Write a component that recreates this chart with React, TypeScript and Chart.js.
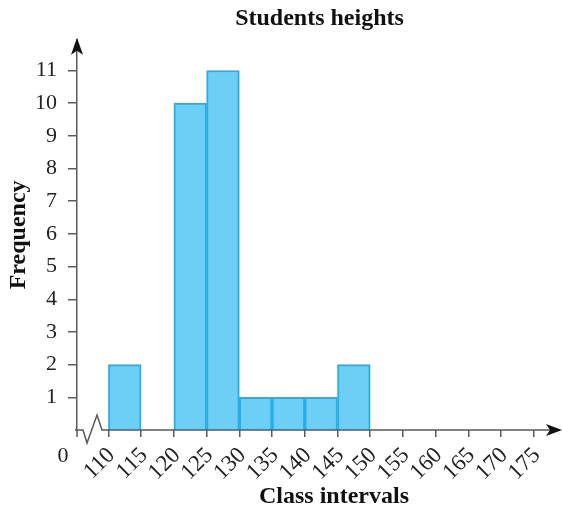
import { useEffect, useRef } from 'react';
import { Chart, registerables } from 'chart.js';

Chart.register(...registerables);

// ---- data ----
const classCenters = [112.5, 117.5, 122.5, 127.5, 132.5, 137.5, 142.5, 147.5];
const frequencies = [2, 0, 10, 11, 1, 1, 1, 2];
const xTickValues = [110, 115, 120, 125, 130, 135, 140, 145, 150, 155, 160, 165, 170, 175];
const yTickValues = [1, 2, 3, 4, 5, 6, 7, 8, 9, 10, 11];
const chartTitle = 'Students heights';
const xAxisTitle = 'Class intervals';
const yAxisTitle = 'Frequency';
const originLabel = '0';

const SERIF = '"Liberation Serif", "Times New Roman", serif';
const AXIS_COLOR = '#5a5a5a';

const decorations = {
  id: 'decorations',
  afterDraw(chart: any) {
    const { ctx, chartArea } = chart;
    const { left, right, top, bottom } = chartArea;
    ctx.save();
    ctx.strokeStyle = AXIS_COLOR;
    ctx.fillStyle = '#111';
    ctx.lineWidth = 1.5;
    // x axis with break
    ctx.beginPath();
    ctx.moveTo(left - 2, bottom);
    ctx.lineTo(left + 6, bottom);
    ctx.lineTo(left + 10, bottom + 13);
    ctx.lineTo(left + 20, bottom - 15);
    ctx.lineTo(left + 25, bottom);
    ctx.lineTo(right - 8, bottom);
    ctx.stroke();
    // y axis extension below
    ctx.beginPath();
    ctx.moveTo(left, bottom);
    ctx.lineTo(left, bottom + 7);
    ctx.stroke();
    // arrows
    ctx.beginPath();
    ctx.moveTo(right, bottom);
    ctx.lineTo(right - 16, bottom - 6);
    ctx.lineTo(right - 12, bottom);
    ctx.lineTo(right - 16, bottom + 6);
    ctx.closePath();
    ctx.fill();
    ctx.beginPath();
    ctx.moveTo(left, top - 2);
    ctx.lineTo(left - 6, top + 15);
    ctx.lineTo(left, top + 11);
    ctx.lineTo(left + 6, top + 15);
    ctx.closePath();
    ctx.fill();
    // origin label
    ctx.fillStyle = '#222';
    ctx.font = `22px ${SERIF}`;
    ctx.textAlign = 'center';
    ctx.textBaseline = 'middle';
    ctx.fillText(originLabel, left - 14, bottom + 26);
    // x axis title
    ctx.fillStyle = '#111';
    ctx.font = `bold 24px ${SERIF}`;
    ctx.fillText(xAxisTitle, 334, 497);
    ctx.restore();
  },
};

export default function App() {
  const canvasRef = useRef<HTMLCanvasElement | null>(null);

  useEffect(() => {
    if (!canvasRef.current) return;
    const chart = new Chart(canvasRef.current, {
      type: 'bar',
      data: {
        datasets: [
          {
            label: 'Frequency',
            data: classCenters.map((x, i) => ({ x, y: frequencies[i] })),
            backgroundColor: '#6DCFF6',
            borderColor: '#2AADE6',
            borderWidth: 2,
            barPercentage: 1,
            categoryPercentage: 1,
          },
        ],
      },
      options: {
        responsive: false,
        animation: false,
        layout: { padding: 0 },
        plugins: {
          legend: { display: false },
          tooltip: { enabled: false },
          title: {
            display: true,
            text: chartTitle,
            fullSize: false,
            color: '#111',
            font: { family: SERIF, size: 24, weight: 'bold' },
            padding: { top: 4, bottom: 7 },
          },
        },
        scales: {
          x: {
            type: 'linear',
            offset: false,
            min: 105.2,
            max: 179.3,
            afterBuildTicks: (s: any) => {
              s.ticks = xTickValues.map((v) => ({ value: v }));
            },
            afterFit: (s: any) => {
              s.height = 81;
            },
            grid: {
              display: true,
              offset: false,
              drawOnChartArea: false,
              drawTicks: true,
              tickLength: 7,
              color: AXIS_COLOR,
              lineWidth: 1.5,
            },
            border: { display: false },
            ticks: {
              autoSkip: false,
              minRotation: 45,
              maxRotation: 45,
              padding: 5,
              labelOffset: 3,
              color: '#222',
              font: { family: SERIF, size: 23 },
              callback: (v: any) => String(v),
            },
          },
          y: {
            type: 'linear',
            min: 0,
            max: 11.94,
            afterBuildTicks: (s: any) => {
              s.ticks = yTickValues.map((v) => ({ value: v }));
            },
            afterFit: (s: any) => {
              s.width = 77;
            },
            grid: {
              display: true,
              drawOnChartArea: false,
              drawTicks: true,
              tickLength: 9,
              color: AXIS_COLOR,
              lineWidth: 1.5,
            },
            border: { display: true, color: AXIS_COLOR, width: 1.5 },
            ticks: {
              padding: 11,
              color: '#222',
              font: { family: SERIF, size: 22 },
            },
            title: {
              display: true,
              text: yAxisTitle,
              color: '#111',
              font: { family: SERIF, size: 24, weight: 'bold' },
              padding: { top: 4, bottom: 0 },
            },
          },
        },
      },
      plugins: [decorations],
    } as any);
    return () => chart.destroy();
  }, []);

  return (
    <div style={{ position: 'fixed', left: 0, top: 0, width: 562, height: 511, background: '#fff' }}>
      <canvas ref={canvasRef} width={562} height={511} style={{ display: 'block' }} />
    </div>
  );
}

******

STATED EXERCISE — Copy every line of the data word for word, omitting the images.

RESULT OF THE EXERCISE —
Write a component that recreates this chart with React, TypeScript and Chart.js.
import { useEffect, useRef } from 'react';
import { Chart, registerables } from 'chart.js';

Chart.register(...registerables);

// ---- data ----
const classCenters = [112.5, 117.5, 122.5, 127.5, 132.5, 137.5, 142.5, 147.5];
const frequencies = [2, 0, 10, 11, 1, 1, 1, 2];
const xTickValues = [110, 115, 120, 125, 130, 135, 140, 145, 150, 155, 160, 165, 170, 175];
const yTickValues = [1, 2, 3, 4, 5, 6, 7, 8, 9, 10, 11];
const chartTitle = 'Students heights';
const xAxisTitle = 'Class intervals';
const yAxisTitle = 'Frequency';
const originLabel = '0';

const SERIF = '"Liberation Serif", "Times New Roman", serif';
const AXIS_COLOR = '#5a5a5a';

const decorations = {
  id: 'decorations',
  afterDraw(chart: any) {
    const { ctx, chartArea } = chart;
    const { left, right, top, bottom } = chartArea;
    ctx.save();
    ctx.strokeStyle = AXIS_COLOR;
    ctx.fillStyle = '#111';
    ctx.lineWidth = 1.5;
    // x axis with break
    ctx.beginPath();
    ctx.moveTo(left - 2, bottom);
    ctx.lineTo(left + 6, bottom);
    ctx.lineTo(left + 10, bottom + 13);
    ctx.lineTo(left + 20, bottom - 15);
    ctx.lineTo(left + 25, bottom);
    ctx.lineTo(right - 8, bottom);
    ctx.stroke();
    // y axis extension below
    ctx.beginPath();
    ctx.moveTo(left, bottom);
    ctx.lineTo(left, bottom + 7);
    ctx.stroke();
    // arrows
    ctx.beginPath();
    ctx.moveTo(right, bottom);
    ctx.lineTo(right - 16, bottom - 6);
    ctx.lineTo(right - 12, bottom);
    ctx.lineTo(right - 16, bottom + 6);
    ctx.closePath();
    ctx.fill();
    ctx.beginPath();
    ctx.moveTo(left, top - 2);
    ctx.lineTo(left - 6, top + 15);
    ctx.lineTo(left, top + 11);
    ctx.lineTo(left + 6, top + 15);
    ctx.closePath();
    ctx.fill();
    // origin label
    ctx.fillStyle = '#222';
    ctx.font = `22px ${SERIF}`;
    ctx.textAlign = 'center';
    ctx.textBaseline = 'middle';
    ctx.fillText(originLabel, left - 14, bottom + 26);
    // x axis title
    ctx.fillStyle = '#111';
    ctx.font = `bold 24px ${SERIF}`;
    ctx.fillText(xAxisTitle, 334, 497);
    ctx.restore();
  },
};

export default function App() {
  const canvasRef = useRef<HTMLCanvasElement | null>(null);

  useEffect(() => {
    if (!canvasRef.current) return;
    const chart = new Chart(canvasRef.current, {
      type: 'bar',
      data: {
        datasets: [
          {
            label: 'Frequency',
            data: classCenters.map((x, i) => ({ x, y: frequencies[i] })),
            backgroundColor: '#6DCFF6',
            borderColor: '#2AADE6',
            borderWidth: 2,
            barPercentage: 1,
            categoryPercentage: 1,
          },
        ],
      },
      options: {
        responsive: false,
        animation: false,
        layout: { padding: 0 },
        plugins: {
          legend: { display: false },
          tooltip: { enabled: false },
          title: {
            display: true,
            text: chartTitle,
            fullSize: false,
            color: '#111',
            font: { family: SERIF, size: 24, weight: 'bold' },
            padding: { top: 4, bottom: 7 },
          },
        },
        scales: {
          x: {
            type: 'linear',
            offset: false,
            min: 105.2,
            max: 179.3,
            afterBuildTicks: (s: any) => {
              s.ticks = xTickValues.map((v) => ({ value: v }));
            },
            afterFit: (s: any) => {
              s.height = 81;
            },
            grid: {
              display: true,
              offset: false,
              drawOnChartArea: false,
              drawTicks: true,
              tickLength: 7,
              color: AXIS_COLOR,
              lineWidth: 1.5,
            },
            border: { display: false },
            ticks: {
              autoSkip: false,
              minRotation: 45,
              maxRotation: 45,
              padding: 5,
              labelOffset: 3,
              color: '#222',
              font: { family: SERIF, size: 23 },
              callback: (v: any) => String(v),
            },
          },
          y: {
            type: 'linear',
            min: 0,
            max: 11.94,
            afterBuildTicks: (s: any) => {
              s.ticks = yTickValues.map((v) => ({ value: v }));
            },
            afterFit: (s: any) => {
              s.width = 77;
            },
            grid: {
              display: true,
              drawOnChartArea: false,
              drawTicks: true,
              tickLength: 9,
              color: AXIS_COLOR,
              lineWidth: 1.5,
            },
            border: { display: true, color: AXIS_COLOR, width: 1.5 },
            ticks: {
              padding: 11,
              color: '#222',
              font: { family: SERIF, size: 22 },
            },
            title: {
              display: true,
              text: yAxisTitle,
              color: '#111',
              font: { family: SERIF, size: 24, weight: 'bold' },
              padding: { top: 4, bottom: 0 },
            },
          },
        },
      },
      plugins: [decorations],
    } as any);
    return () => chart.destroy();
  }, []);

  return (
    <div style={{ position: 'fixed', left: 0, top: 0, width: 562, height: 511, background: '#fff' }}>
      <canvas ref={canvasRef} width={562} height={511} style={{ display: 'block' }} />
    </div>
  );
}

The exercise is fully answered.